## THE EXERCISE
Return the records from the first line through the line containing "import pandas as pd", and leave out the pictures.
● ● ● ●
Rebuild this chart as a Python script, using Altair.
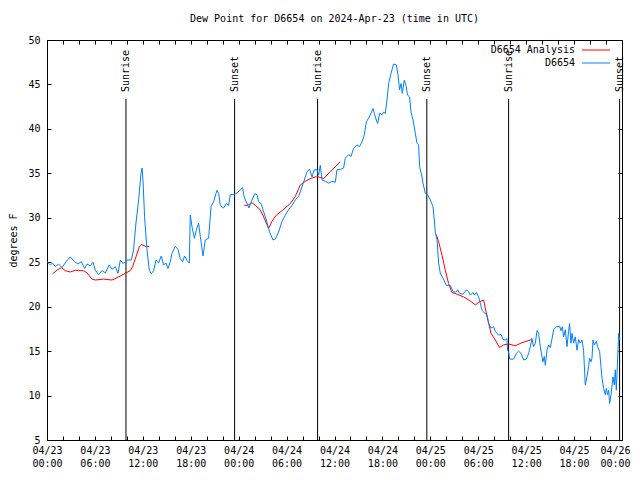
import altair as alt
import pandas as pd

# Hours since 2024-04-23 00:00 UTC and dew point (deg F)
blue_hours = [0.00, 0.41, 0.70, 1.04, 1.45, 1.88, 2.38, 2.92, 3.46, 3.88, 4.30, 4.71, 5.01, 5.42, 5.76,
              6.05, 6.46, 6.89, 7.30, 7.80, 8.14, 8.55, 8.89, 9.18, 9.47, 9.80, 10.02, 10.56, 10.84,
              11.14, 11.47, 11.77, 11.90, 12.02, 12.22, 12.52, 12.81, 13.06, 13.35, 13.65, 13.97,
              14.31, 14.60, 14.90, 15.15, 15.44, 15.65, 16.07, 16.40, 16.69, 16.98, 17.23, 17.53,
              17.82, 17.94, 18.16, 18.45, 18.70, 18.98, 19.20, 19.53, 19.82, 20.24, 20.54, 20.86,
              21.29, 21.49, 21.70, 22.11, 22.45, 22.74, 22.95, 23.37, 23.79, 24.20, 24.49, 24.62,
              24.83, 25.04, 25.29, 25.58, 26.00, 26.30, 26.50, 26.80, 27.05, 27.46, 27.87, 28.30,
              28.59, 29.00, 29.43, 29.84, 30.25, 30.68, 31.09, 31.51, 31.93, 32.22, 32.56, 32.88,
              33.18, 33.47, 33.81, 34.01, 34.22, 34.44, 34.85, 35.26, 35.69, 36.10, 36.31, 36.73,
              37.14, 37.35, 37.77, 38.07, 38.39, 38.82, 39.14, 39.44, 39.73, 39.98, 40.27, 40.57,
              40.82, 40.99, 41.23, 41.40, 41.65, 41.95, 42.15, 42.36, 42.57, 42.78, 43.08, 43.40,
              43.74, 43.95, 44.15, 44.33, 44.49, 44.74, 44.99, 45.15, 45.40, 45.58, 45.83, 46.12,
              46.33, 46.53, 46.66, 46.96, 47.08, 47.37, 47.66, 48.00, 48.33, 48.50, 48.62, 48.84,
              49.04, 49.25, 49.59, 50.00, 50.50, 50.84, 51.13, 51.42, 51.67, 52.09, 52.51, 52.79,
              53.01, 53.34, 53.51, 53.76, 54.04, 54.26, 54.47, 54.76, 55.10, 55.30, 55.60, 55.92,
              56.14, 56.55, 56.85, 57.10, 57.39, 57.60, 57.67, 57.80, 57.93, 58.43, 58.77, 59.05,
              59.35, 59.68, 60.02, 60.31, 60.52, 60.73, 60.93, 61.15, 61.36, 61.56, 61.77, 61.98,
              62.11, 62.27, 62.40, 62.61, 62.81, 63.02, 63.24, 63.44, 63.78, 64.19, 64.36, 64.53,
              64.69, 64.90, 65.11, 65.31, 65.44, 65.61, 65.74, 65.94, 66.15, 66.37, 66.57, 66.78,
              66.99, 67.19, 67.40, 67.62, 67.82, 67.94, 68.12, 68.24, 68.37, 68.53, 68.78, 68.95,
              69.20, 69.37, 69.50, 69.70, 69.91, 70.04, 70.20, 70.33, 70.45, 70.63, 70.87, 71.04,
              71.16, 71.29, 71.45, 71.58, 71.70]
blue_vals = [25.06, 24.7, 24.9, 24.5, 24.8, 24.4, 25.06, 25.6, 25.06, 24.8, 25.06, 24.3, 24.8, 24.6, 25.0,
             24.1, 23.6, 24.05, 23.8, 24.7, 24.2, 24.5, 23.75, 25.25, 24.9, 24.95, 25.25, 25.25, 26.4,
             29.4, 32.0, 35.0, 35.6, 34.25, 30.1, 26.4, 24.1, 23.7, 24.05, 25.25, 24.9,
             25.7, 24.7, 24.9, 24.3, 25.06, 26.0, 26.8, 26.45, 25.4, 25.06, 25.7, 25.2,
             24.9, 30.3, 29.0, 27.7, 28.6, 29.4, 27.9, 25.7, 27.5, 27.7, 31.25, 31.8,
             33.1, 32.75, 31.4, 31.1, 31.6, 31.4, 32.6, 32.6, 32.8, 33.1, 33.4, 32.6,
             32.0, 31.6, 31.1, 31.8, 32.7, 32.6, 31.8, 31.6, 30.9, 29.75, 28.4, 27.5,
             27.6, 28.4, 29.6, 30.3, 30.9, 31.4, 32.0, 32.4, 33.5, 34.25, 35.2, 35.45,
             34.6, 35.4, 35.4, 34.8, 35.9, 34.25, 34.1, 33.9, 34.1, 34.0, 35.4, 35.45,
             35.6, 36.7, 37.1, 36.9, 37.8, 38.2, 38.0, 38.55, 39.3, 40.8, 41.2, 41.75,
             42.3, 41.75, 41.0, 40.6, 41.75, 41.6, 41.9, 41.75, 43.25, 45.1, 46.25, 47.3,
             47.2, 46.1, 44.4, 45.1, 44.0, 45.5, 44.75, 43.8, 43.6, 41.9, 41.0, 39.5,
             38.4, 38.2, 35.75, 34.6, 33.9, 32.75, 32.6, 32.0, 31.25, 29.75, 28.4, 27.5,
             24.9, 23.75, 23.2, 22.4, 22.4, 21.7, 21.6, 21.9, 21.5, 21.4, 21.9, 21.7,
             21.3, 21.6, 21.3, 21.6, 21.1, 20.4, 19.6, 19.3, 19.1, 18.1, 17.6, 17.75,
             17.2, 16.8, 16.9, 16.3, 16.25, 16.4, 15.1, 14.95, 14.1, 14.1, 14.75, 15.0,
             14.75, 14.0, 14.1, 14.75, 15.5, 16.4, 15.5, 15.9, 17.3, 17.0, 15.5, 14.4,
             13.8, 14.4, 13.4, 15.1, 15.7, 15.4, 16.4, 17.4, 17.75, 17.8, 17.3, 17.75,
             16.6, 17.4, 15.5, 17.2, 18.1, 15.9, 17.0, 15.9, 16.6, 15.1, 16.3, 15.9,
             16.25, 15.1, 11.2, 12.1, 13.25, 14.2, 13.8, 14.2, 16.25, 15.7, 16.1, 15.5,
             14.95, 13.25, 11.95, 10.8, 10.1, 10.8, 10.1, 10.6, 9.1, 10.1, 12.1, 11.2,
             12.9, 10.6, 14.0, 17.0, 16.25]

red_hours = [0.70, 1.25, 1.79, 2.29, 2.92, 3.54, 3.96, 4.58, 5.01, 5.63, 6.05, 7.09, 8.14, 8.64,
             9.18, 9.80, 10.43, 10.72, 11.14, 11.56, 11.81, 12.31, 12.81,
             24.70, 25.12, 25.67, 26.08, 26.71, 27.12, 27.75, 28.17, 28.71, 29.43, 30.47, 31.09,
             31.72, 32.34, 32.97, 33.60, 34.01, 34.64, 35.47, 36.10, 36.73,
             48.75, 49.04, 49.46, 49.87, 50.29, 50.71, 51.34, 52.17, 53.00, 53.63, 54.17, 54.67,
             55.10, 55.60, 56.14, 56.67, 57.17, 57.80, 58.64, 59.48, 60.52, 60.73]
red_vals = [23.7, 24.1, 24.4, 24.05, 23.9, 24.1, 24.05, 24.05, 23.8, 23.1, 23.0, 23.1, 23.0, 23.2,
            23.45, 23.75, 24.05, 24.5, 25.6, 26.75, 27.0, 26.8, 26.75,
            31.4, 31.4, 31.7, 31.4, 30.9, 30.1, 28.8, 29.6, 30.3, 30.8, 31.6, 32.4,
            33.7, 34.1, 34.4, 34.6, 34.6, 34.4, 35.2, 35.75, 36.3,
            28.1, 27.3, 25.8, 24.1, 22.6, 21.6, 21.4, 21.1, 20.65, 20.2, 20.55, 20.75,
            18.9, 17.0, 16.25, 15.4, 15.7, 15.8, 15.6, 15.95, 16.25, 16.4]
red_seg = [1] * 23 + [2] * 21 + [3] * 22

sun_hours = [9.89, 23.49, 33.88, 47.56, 57.80, 71.70]
sun_labels = ["Sunrise", "Sunset", "Sunrise", "Sunset", "Sunrise", "Sunset"]

legend_labels = ["D6654 Analysis", "D6654"]
legend_colors = ["#ff0000", "#0080ff"]

x_tick_hours = list(range(0, 73, 2))
y_ticks = list(range(5, 51, 5))

FONT = "DejaVu Sans Mono"

blue = pd.DataFrame({"h": blue_hours, "v": blue_vals})
red = pd.DataFrame({"h": red_hours, "v": red_vals, "seg": red_seg})
sun = pd.DataFrame({"h": sun_hours, "label": sun_labels})

xscale = alt.Scale(domain=[0, 72], nice=False, zero=False)
yscale = alt.Scale(domain=[5, 50], nice=False, zero=False)

label_expr = ("datum.value % 6 == 0 ? ['04/' + (23 + floor(datum.value / 24)), "
              "format(datum.value % 24, '02d') + ':00'] : ''")

xaxis = alt.Axis(values=x_tick_hours, tickCount=100, labelExpr=label_expr, offset=-4, tickSize=4,
                 domain=False, grid=False, labelPadding=5, labelLineHeight=13, labelFlush=False,
                 labelOverlap=False, labelBaseline="top", title=None,
                 labelOffset={"expr": "datum.value == 72 ? -7 : 0"})
yaxis = alt.Axis(values=y_ticks, tickCount=50, offset=-4, tickSize=4, domain=False, grid=False,
                 labelPadding=7, labelFlush=False, labelOverlap=False, title="degrees F",
                 titlePadding=9, titleFontWeight="normal")

X = alt.X("h:Q", scale=xscale, axis=xaxis)
Y = alt.Y("v:Q", scale=yscale, axis=yaxis)

rules = alt.Chart(sun).mark_rule(color="black", strokeWidth=1).encode(
    x=X, y=alt.value(59), y2=alt.value(400))
sun_text = alt.Chart(sun).mark_text(angle=270, align="left", baseline="middle", font=FONT,
                                    fontSize=10, color="black").encode(
    x=X, y=alt.value(52), text="label:N")

red_line = alt.Chart(red).mark_line(color=legend_colors[0], strokeWidth=1).encode(
    x=X, y=Y, detail="seg:N")
blue_line = alt.Chart(blue).mark_line(color=legend_colors[1], strokeWidth=1).encode(
    x=X, y=Y)

legend_layers = []
for i, (lab, col) in enumerate(zip(legend_labels, legend_colors)):
    ly = 10 + 13 * i
    ldf = pd.DataFrame({"label": [lab]})
    legend_layers.append(alt.Chart(ldf).mark_text(align="right", baseline="middle", font=FONT,
                                                  fontSize=10, color="black").encode(
        x=alt.value(528), y=alt.value(ly), text="label:N"))
    legend_layers.append(alt.Chart(ldf).mark_rule(color=col, strokeWidth=1).encode(
        x=alt.value(535), x2=alt.value(563), y=alt.value(ly)))

main = alt.layer(rules, sun_text, red_line, blue_line, *legend_layers)

mirror = alt.Chart(blue).mark_point(opacity=0).encode(
    x=alt.X("h:Q", scale=xscale,
            axis=alt.Axis(orient="top", values=x_tick_hours, tickCount=100, labels=False,
                          offset=-4, tickSize=4, domain=False, grid=False, title=None)),
    y=alt.Y("v:Q", scale=yscale,
            axis=alt.Axis(orient="right", values=y_ticks, tickCount=50, labels=False, offset=-4,
                          tickSize=4, domain=False, grid=False, title=None)))

chart = alt.layer(main, mirror).resolve_scale(x="independent", y="independent").properties(
    width=575, height=400,
    title="Dew Point for D6654 on 2024-Apr-23 (time in UTC)",
    autosize=alt.AutoSizeParams(type="none"),
    padding={"left": 39, "top": 32, "right": 10, "bottom": 30},
).configure_view(stroke="black", strokeWidth=1).configure_axis(
    labelFont=FONT, labelFontSize=10, labelColor="black", tickColor="black", tickWidth=1,
    titleFont=FONT, titleFontSize=10, titleColor="black"
).configure_title(font=FONT, fontSize=10, fontWeight="normal", color="black", anchor="middle",
                  offset=11)

chart.save("out.html", embed_options={"renderer": "svg", "actions": False})
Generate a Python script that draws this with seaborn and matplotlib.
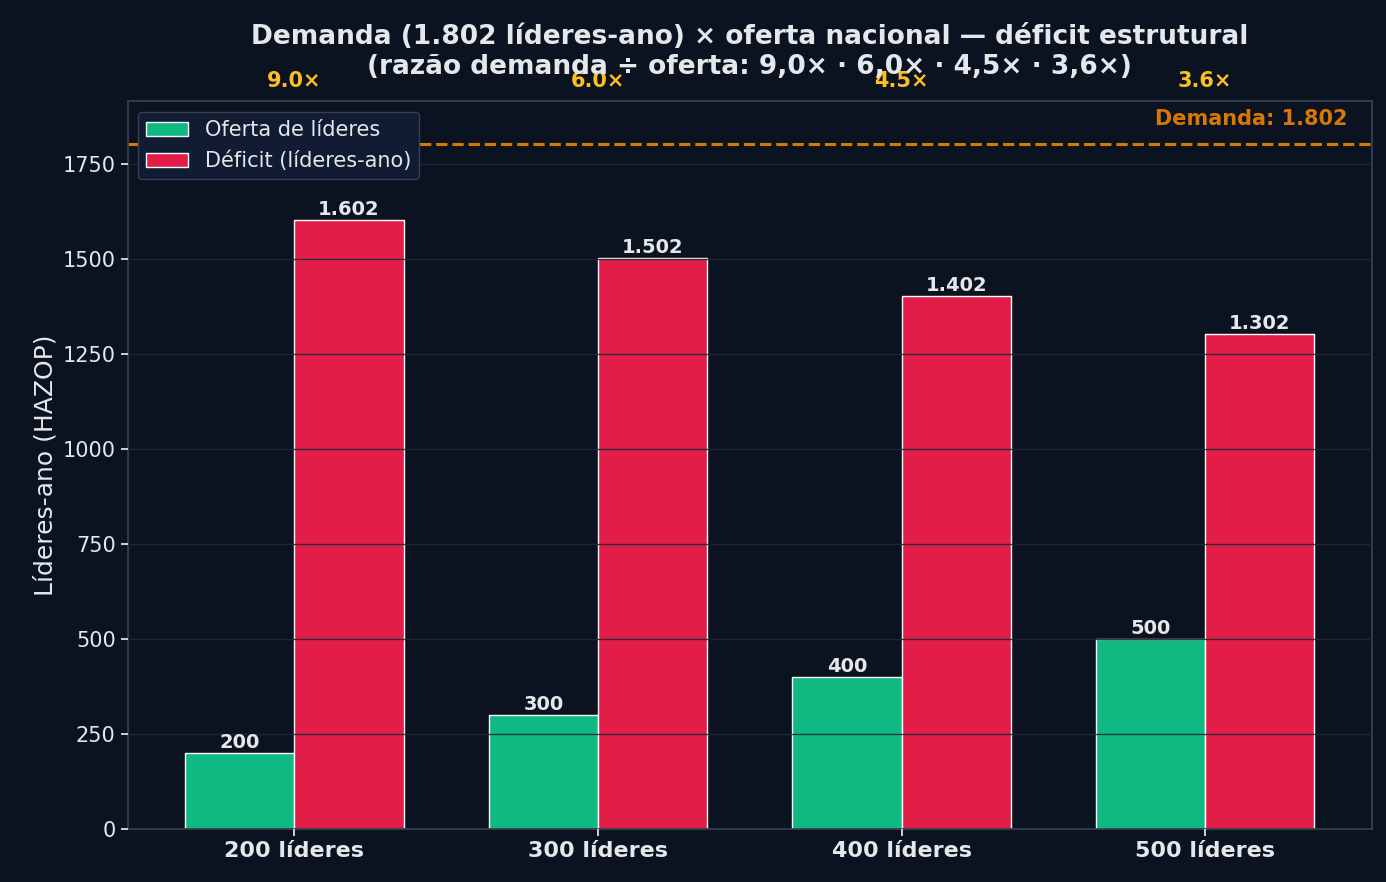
● ● ● ●
## IN RESPONSE
Rebuild this chart as a Python script, using Altair.
import altair as alt
import pandas as pd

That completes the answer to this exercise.